Elsewhere Dan showcases hot rising singers Sarah Williams White and Pete Hefferan. The former appears on the crisp, catchy and engagingly funky ‘Play Along’ (“Someone dropped me a promo of her debut single last year and I was immediately, like, ‘I want her, I want her’.”). Hefferan, meanwhile, is one of the singers from Pete & The Pirates BUT, confusingly, not the Pete of the band name. He sings on one of the album’s two covers, a deliciously doleful, piano-tinted take on Arab Strap’s ‘Cherubs’, a tune Dan had wanted to record for years. He likens it to Joy Division’s ‘Love Will Tear Us Apart’ as a “wonderfully tuneful bit of depression”.
The album’s other cover is also dipped in a sweet sort of sadness, a version of Rhythm On The Loose’s classic vocal house number ‘Break of Dawn’ from which Dan mines sorrowful core essence to create smart, downtempo alt-pop.
With such a feast of juicy morsels on offer it naturally raises the issue of whether they will be performed live.
“I got Ghostpoet to play Reading and I thought the support slot would be the best place to try this out live without the pressure of selling tickets,” says Dan with a wry smile, “It went well, taught me a lot about the songs and that a band needs a leader so I’m going to be the ringmaster in a top hat and red coat.”
He’s joking - we think - but there will be a special live show featuring all the guest vocalists, with a view to further possible performances in future.
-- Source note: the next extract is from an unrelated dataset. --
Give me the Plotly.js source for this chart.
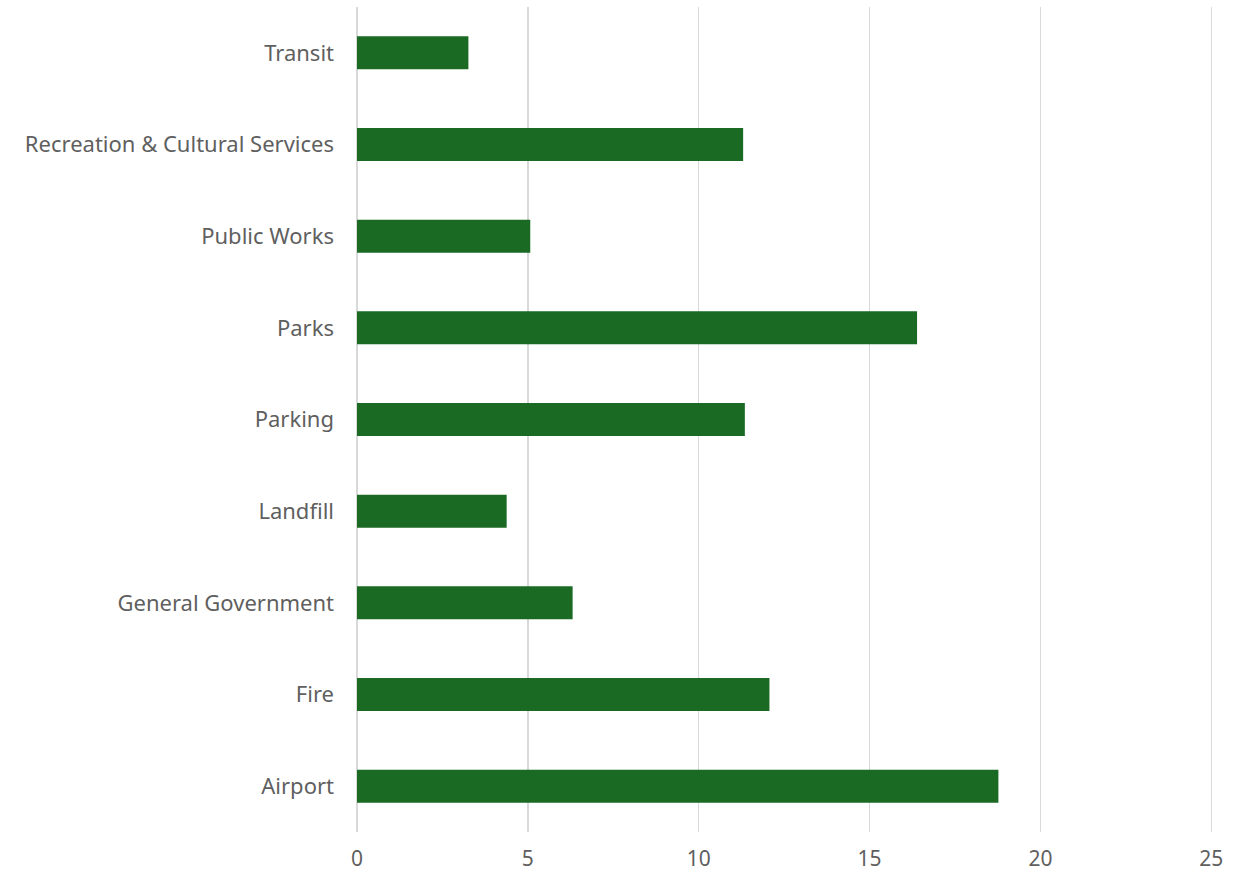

In the meantime Dan will be taking on tour “a stripped back raving club show, getting drunk on stage, doing live remixes”.

Dan le Sac’s reputation for vibrant good times at festivals and club nights is unarguable, but he’s also proved with ‘Space Between The Words’ that he’s a lot more than simply the bloke behind the bloke with the big beard. He’s a musical force to be reckoned with and in ‘Space Between The Words’, an album “written and recorded in the backs of vans, on trains, on sofas, in hotel rooms, in houses and, finally, a couple of studios too,” Dan le Sac has created a smart, zingy debut shot that will appeal to fans of indie, dance, hip hop, electronica and much else besides. It’s one to file alongside Metronomy, Hot Chip and Field Music as a sharply individual snapshot of modern pop’s endless possibilities.